NEW ORLEANS -- The number of new, confirmed COVID-19 cases in Louisiana jumped by nearly 3,000 in the latest daily figures released by the state health department.
Friday’s figures show the state with a total of 194,685 confirmed cases, compared to 191,889 confirmed cases Thursday. The death toll related to the new coronavirus climbed by 24 to 6,121. More than 176,000 people have recovered.
The latest state health department figures also show hospitalizations have edged back up statewide — hitting 684 after dipping to 676 a day earlier. Hospitalizations, a key figure used in determining what restrictions on gatherings are needed, remain well below the peaks they hit earlier this year — close to 2,000 during a spring outbreak and around 1,600 in late summer. But they have trended gradually upward since early fall.
New Orleans officials have expressed worries about a growing number of cases after recently easing some of the toughest restrictions in the state.

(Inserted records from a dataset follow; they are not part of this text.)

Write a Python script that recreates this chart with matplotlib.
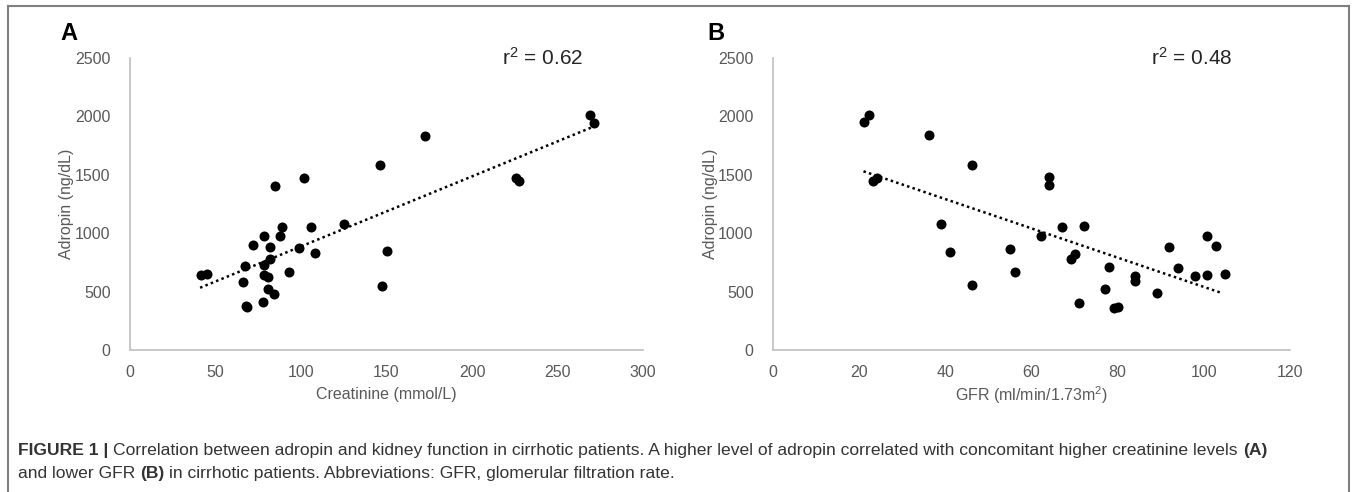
import matplotlib
matplotlib.use("Agg")
import matplotlib.pyplot as plt
from matplotlib.lines import Line2D

# ---------------- data ----------------
creatinine = [41.7, 45.0, 66.2, 67.2, 67.9, 68.7, 71.8, 77.9, 78.6, 78.6, 78.6,
              80.9, 80.9, 81.9, 81.9, 84.0, 84.7, 88.0, 89.1, 92.9, 99.0, 102.0,
              106.1, 108.1, 125.2, 146.3, 147.3, 150.4, 172.8, 225.7, 227.5,
              269.0, 271.5]
adropin_a = [646, 654, 586, 720, 374, 369, 897, 414, 977, 729, 640,
             623, 523, 880, 783, 483, 1406, 977, 1054, 669, 874, 1474,
             1057, 829, 1083, 1583, 551, 846, 1834, 1474, 1449,
             2011, 1943]
trend_a_x = [41, 270]
trend_a_y = [533, 1906]

gfr = [21.1, 22.2, 23.2, 24.2, 36.1, 39.1, 41.1, 46.1, 46.1, 55.1, 56.1,
       62.1, 64.1, 64.1, 67.1, 69.1, 70.1, 71.1, 72.1, 77.1, 78.1, 79.1,
       80.1, 84.1, 84.1, 89.1, 91.9, 93.9, 97.9, 100.8, 100.8, 102.8, 104.8]
adropin_b = [1952, 2011, 1450, 1473, 1843, 1077, 843, 1587, 553, 869, 664,
             974, 1479, 1410, 1054, 781, 826, 402, 1063, 519, 712, 362,
             370, 632, 587, 484, 880, 704, 630, 644, 974, 894, 652]
trend_b_x = [21, 104]
trend_b_y = [1530, 490]

y_ticks = [0, 500, 1000, 1500, 2000, 2500]
x_ticks_a = [0, 50, 100, 150, 200, 250, 300]
x_ticks_b = [0, 20, 40, 60, 80, 100, 120]

panel_labels = ["A", "B"]
r2_labels = ["r$^2$ = 0.62", "r$^2$ = 0.48"]
x_labels = ["Creatinine (mmol/L)", "GFR (ml/min/1.73m$^2$)"]
y_label = "Adropin (ng/dL)"

caption_line1 = [("FIGURE 1 |", True),
                 ("Correlation between adropin and kidney function in cirrhotic patients. "
                  "A higher level of adropin correlated with concomitant higher creatinine levels", False),
                 ("(A)", True)]
caption_line2 = [("and lower GFR", False), ("(B)", True),
                 ("in cirrhotic patients. Abbreviations: GFR, glomerular filtration rate.", False)]

# ---------------- style ----------------
plt.rcParams['font.family'] = ['Liberation Sans', 'DejaVu Sans']
plt.rcParams['mathtext.fontset'] = 'custom'
plt.rcParams['mathtext.rm'] = 'Liberation Sans'
plt.rcParams['mathtext.it'] = 'Liberation Sans'
plt.rcParams['mathtext.default'] = 'regular'

W, H = 1356, 492
fig = plt.figure(figsize=(W / 100, H / 100), dpi=100)

GRAY_TXT = "#595959"
SPINE = "#bfbfbf"


def px_rect(x0, x1, ytop, ybot):
    return [x0 / W, 1 - ybot / H, (x1 - x0) / W, (ybot - ytop) / H]


axA = fig.add_axes(px_rect(130, 643, 58, 350))
axB = fig.add_axes(px_rect(773, 1290, 58, 350))
ax_px = [(513, 292), (517, 292)]

panels = [
    (axA, creatinine, adropin_a, trend_a_x, trend_a_y, x_ticks_a),
    (axB, gfr, adropin_b, trend_b_x, trend_b_y, x_ticks_b),
]

for i, (ax, xs, ys, tx, ty, xt) in enumerate(panels):
    wpx, hpx = ax_px[i]
    ax.scatter(xs, ys, s=52, color="black", zorder=3, linewidths=0, clip_on=False)
    ax.plot(tx, ty, color="black", linestyle=(0, (1, 1.3)), linewidth=1.8, zorder=2)
    ax.set_xlim(xt[0], xt[-1])
    ax.set_ylim(0, 2500)
    ax.set_xticks(xt)
    ax.set_yticks(y_ticks)
    for s in ["top", "right"]:
        ax.spines[s].set_visible(False)
    for s in ["left", "bottom"]:
        ax.spines[s].set_color(SPINE)
        ax.spines[s].set_linewidth(1.2)
    ax.tick_params(length=0, labelsize=11.5, labelcolor=GRAY_TXT)
    ax.tick_params(axis="y", pad=14)
    ax.tick_params(axis="x", pad=11)
    ax.set_xlabel(x_labels[i], fontsize=11.5, color=GRAY_TXT)
    ax.set_ylabel(y_label, fontsize=11.5, color=GRAY_TXT)
    ax.xaxis.set_label_coords(0.5, -45 / hpx)
    ax.xaxis.label.set_va("center")
    ax.yaxis.set_label_coords(-63 / wpx, 0.5)
    ax.yaxis.label.set_va("center")
    ax.patch.set_alpha(0)

# panel letters and r^2 texts (pixel positions)
for lab, xpx in zip(panel_labels, [60, 707]):
    fig.text(xpx / W, 1 - 33 / H, lab, fontsize=17, fontweight="bold",
             color="black", va="center", ha="left")
for lab, xpx in zip(r2_labels, [543, 1192]):
    fig.text(xpx / W, 1 - 58 / H, lab, fontsize=15, color="#262626",
             va="center", ha="center")

# outer frame (open at bottom)
FRAME = "#7f7f7f"
for xs_, ys_ in [([8, 8], [492, 6]), ([1349, 1349], [492, 6]), ([8, 1349], [6, 6])]:
    fig.add_artist(Line2D([x / W for x in xs_], [1 - y / H for y in ys_],
                          transform=fig.transFigure, color=FRAME, linewidth=1.5))

# caption with mixed bold / regular pieces
CAP = "#333333"
CAP_SIZE = 12.6
renderer = fig.canvas.get_renderer()


def text_width(s, bold):
    t = fig.text(0, 0, s, fontsize=CAP_SIZE, fontweight="bold" if bold else "normal")
    w = t.get_window_extent(renderer).width
    t.remove()
    return w


space_w = text_width("x x", False) - text_width("xx", False)


def caption(pieces, x_px, y_px):
    x = x_px
    for j, (txt, bold) in enumerate(pieces):
        t = fig.text(x / W, 1 - y_px / H, txt, fontsize=CAP_SIZE,
                     fontweight="bold" if bold else "normal", color=CAP,
                     va="baseline", ha="left")
        x += t.get_window_extent(renderer).width + space_w


caption(caption_line1, 18, 455)
caption(caption_line2, 18, 478)

fig.savefig("out.png", dpi=100)
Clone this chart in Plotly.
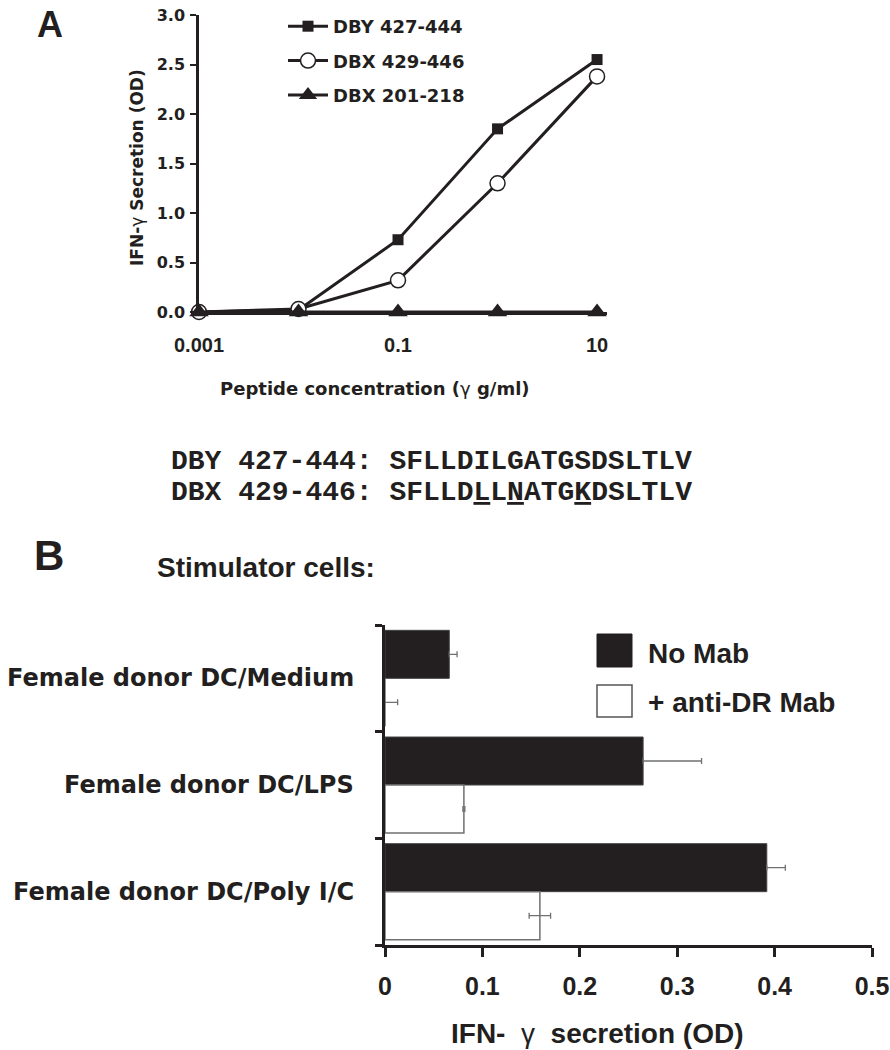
import plotly.graph_objects as go

# ---------------- Panel A data ----------------
conc = [0.001, 0.01, 0.1, 1, 10]
dby_427_444 = [0.0, 0.02, 0.73, 1.85, 2.55]
dbx_429_446 = [0.0, 0.03, 0.32, 1.30, 2.38]
dbx_201_218 = [0.0, 0.0, 0.0, 0.0, 0.0]
series_names = ["DBY 427-444", "DBX 429-446", "DBX 201-218"]
x_tick_vals = [0.001, 0.1, 10]
x_tick_text = ["0.001", "0.1", "10"]
y_tick_vals = [0, 0.5, 1.0, 1.5, 2.0, 2.5, 3.0]
y_tick_text = ["0.0", "0.5", "1.0", "1.5", "2.0", "2.5", "3.0"]

# ---------------- Panel B data ----------------
stimulators = ["Female donor DC/Medium", "Female donor DC/LPS", "Female donor DC/Poly I/C"]
no_mab = [0.066, 0.265, 0.392]
no_mab_err = [0.008, 0.060, 0.019]
anti_dr = [0.0, 0.081, 0.159]
anti_dr_err = [0.013, 0.001, 0.011]
bar_names = ["No Mab", "+ anti-DR Mab"]
bx_ticks = [0, 0.1, 0.2, 0.3, 0.4, 0.5]
bx_text = ["0", "0.1", "0.2", "0.3", "0.4", "0.5"]

INK = "#231f20"
DJ = "DejaVu Sans"
AR = "Liberation Sans, Arial"
MONO = "Liberation Mono, Courier New"
W, H = 890, 1050

fig = go.Figure()

# Panel A traces
fig.add_trace(go.Scatter(x=conc, y=dby_427_444, mode="lines+markers", name=series_names[0],
                         line=dict(color=INK, width=3),
                         marker=dict(symbol="square", size=11, color=INK),
                         cliponaxis=False, legendgroup="a", xaxis="x", yaxis="y"))
fig.add_trace(go.Scatter(x=conc, y=dbx_429_446, mode="lines+markers", name=series_names[1],
                         line=dict(color=INK, width=3),
                         marker=dict(symbol="circle", size=15, color="white",
                                     line=dict(color=INK, width=1.5)),
                         cliponaxis=False, legendgroup="b", xaxis="x", yaxis="y"))
fig.add_trace(go.Scatter(x=conc, y=dbx_201_218, mode="lines+markers", name=series_names[2],
                         line=dict(color=INK, width=3),
                         marker=dict(symbol="triangle-up", size=17, color=INK),
                         cliponaxis=False, legendgroup="c", xaxis="x", yaxis="y"))

# Panel B traces
cat_pos = list(range(len(stimulators)))
fig.add_trace(go.Bar(y=cat_pos, x=no_mab, orientation="h", name=bar_names[0],
                     marker=dict(color=INK, line=dict(color="#444", width=1)),
                     error_x=dict(type="data", array=no_mab_err, arrayminus=[0]*3,
                                  symmetric=False, color="#707070", thickness=1.3, width=3),
                     showlegend=False, xaxis="x2", yaxis="y2"))
fig.add_trace(go.Bar(y=cat_pos, x=anti_dr, orientation="h", name=bar_names[1],
                     marker=dict(color="white", line=dict(color="#707070", width=1.5)),
                     error_x=dict(type="data", array=anti_dr_err,
                                  color="#707070", thickness=1.3, width=3),
                     showlegend=False, xaxis="x2", yaxis="y2"))

def px_x(p):
    return p / W

def px_y(p):
    return 1 - p / H

def label(text, x, y, family, size, xanchor="center", weight="bold", angle=0):
    return dict(text=text, x=px_x(x), y=px_y(y), xref="paper", yref="paper",
                xanchor=xanchor, yanchor="middle", showarrow=False, textangle=angle,
                font=dict(family=family, size=size, color=INK, weight=weight))

annotations = [
    label("A", 50, 24, AR, 36),
    label("B", 49, 555, AR, 42),
    label("<b>IFN-</b>γ<b> Secretion (OD)</b>", 137, 168, DJ, 17, weight="normal", angle=-90),
    label("<b>Peptide concentration (</b>γ<b> g/ml)</b>", 375, 388, DJ, 18, weight="normal"),
    label("DBY 427-444: SFLLDILGATGSDSLTLV", 169, 462, MONO, 28, xanchor="left"),
    label("DBX 429-446: SFLLD<u>L</u>L<u>N</u>ATG<u>K</u>DSLTLV", 169, 492, MONO, 28, xanchor="left"),
    label("Stimulator cells:", 155, 567, AR, 28, xanchor="left"),
    label("<b>IFN- </b> γ <b> secretion (OD)</b>", 597, 1033, AR, 28, weight="normal"),
    label(bar_names[0], 646, 653, AR, 28, xanchor="left"),
    label(bar_names[1], 646, 702, AR, 28, xanchor="left"),
]
for i, lab in enumerate(stimulators):
    annotations.append(dict(text=lab, x=px_x(356), y=i, xref="paper", yref="y2",
                            xanchor="right", yanchor="middle", showarrow=False,
                            font=dict(family=DJ, size=24, color=INK, weight="bold")))

shapes = [
    dict(type="rect", xref="paper", yref="paper", x0=px_x(597), x1=px_x(632),
         y0=px_y(667), y1=px_y(634), fillcolor=INK, line=dict(color=INK, width=1)),
    dict(type="rect", xref="paper", yref="paper", x0=px_x(597), x1=px_x(632),
         y0=px_y(717), y1=px_y(685), fillcolor="white", line=dict(color="#555", width=1.5)),
]

fig.update_layout(
    width=W, height=H,
    margin=dict(l=0, r=0, t=0, b=0, autoexpand=False),
    paper_bgcolor="white", plot_bgcolor="white",
    showlegend=True,
    legend=dict(x=px_x(283), y=px_y(8), xanchor="left", yanchor="top",
                font=dict(family=DJ, size=18, color=INK, weight="bold"), tracegroupgap=8,
                bgcolor="rgba(0,0,0,0)", itemwidth=40),
    barmode="group", bargap=0.1, bargroupgap=0,
    annotations=annotations, shapes=shapes,
    xaxis=dict(type="log", domain=[px_x(199), px_x(607)], range=[-3, 1.1],
               tickvals=x_tick_vals, ticktext=x_tick_text, automargin=False,
               ticks="", showline=True, linewidth=2.5, linecolor=INK,
               showgrid=False, zeroline=False, ticklabelstandoff=13,
               tickfont=dict(family=AR, size=20, color=INK, weight="bold"), anchor="y"),
    yaxis=dict(domain=[px_y(312), px_y(15)], range=[0, 3], automargin=False,
               tickvals=y_tick_vals, ticktext=y_tick_text,
               ticks="outside", ticklen=6, tickwidth=2, tickcolor=INK,
               showline=True, linewidth=2.5, linecolor=INK,
               showgrid=False, zeroline=False, ticklabelstandoff=2,
               tickfont=dict(family=DJ, size=16, color=INK, weight="bold"), anchor="x"),
    xaxis2=dict(domain=[px_x(385), px_x(872)], range=[0, 0.5], automargin=False,
                tickvals=bx_ticks, ticktext=bx_text,
                ticks="outside", ticklen=9, tickwidth=2.5, tickcolor=INK,
                showline=True, linewidth=2.5, linecolor=INK,
                showgrid=False, zeroline=False, ticklabelstandoff=8,
                tickfont=dict(family=AR, size=25, color=INK, weight="bold"), anchor="y2"),
    yaxis2=dict(domain=[px_y(945), px_y(625)], range=[2.5, -0.5], automargin=False,
                tickvals=[-0.5, 0.5, 1.5, 2.5], showticklabels=False,
                ticks="outside", ticklen=7, tickwidth=2.5, tickcolor=INK,
                showline=True, linewidth=2.5, linecolor=INK,
                showgrid=False, zeroline=False, anchor="x2"),
)

fig.write_html("out.html", config={"displayModeBar": False},
               post_script="document.body.style.margin='0px';")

In Baton Rouge, news outlets reported Friday that Mayor Sharon Weston Broome says she’s concerned about the local economy and hospital capacity because the positivity rate in East Baton Rouge Parish has hit 5%.
BOSTON — Massachusetts is planning to open a field hospital in Worcester to prepare for a possible overflow of COVID-19 patients as the disease continues to surge again in the state.
The facility will be located at the DCU Center in Worcester and will include 240 beds. It should be ready to take in patients as early as the first week of December. The partner for the site will be the University of Massachusetts Memorial Medical Center.
The announcement comes as the state has begun recording more than 2,000 newly confirmed cases daily of the disease caused by the coronavirus.
During the initial spike of the virus in the spring, the state opened five field hospitals across Massachusetts.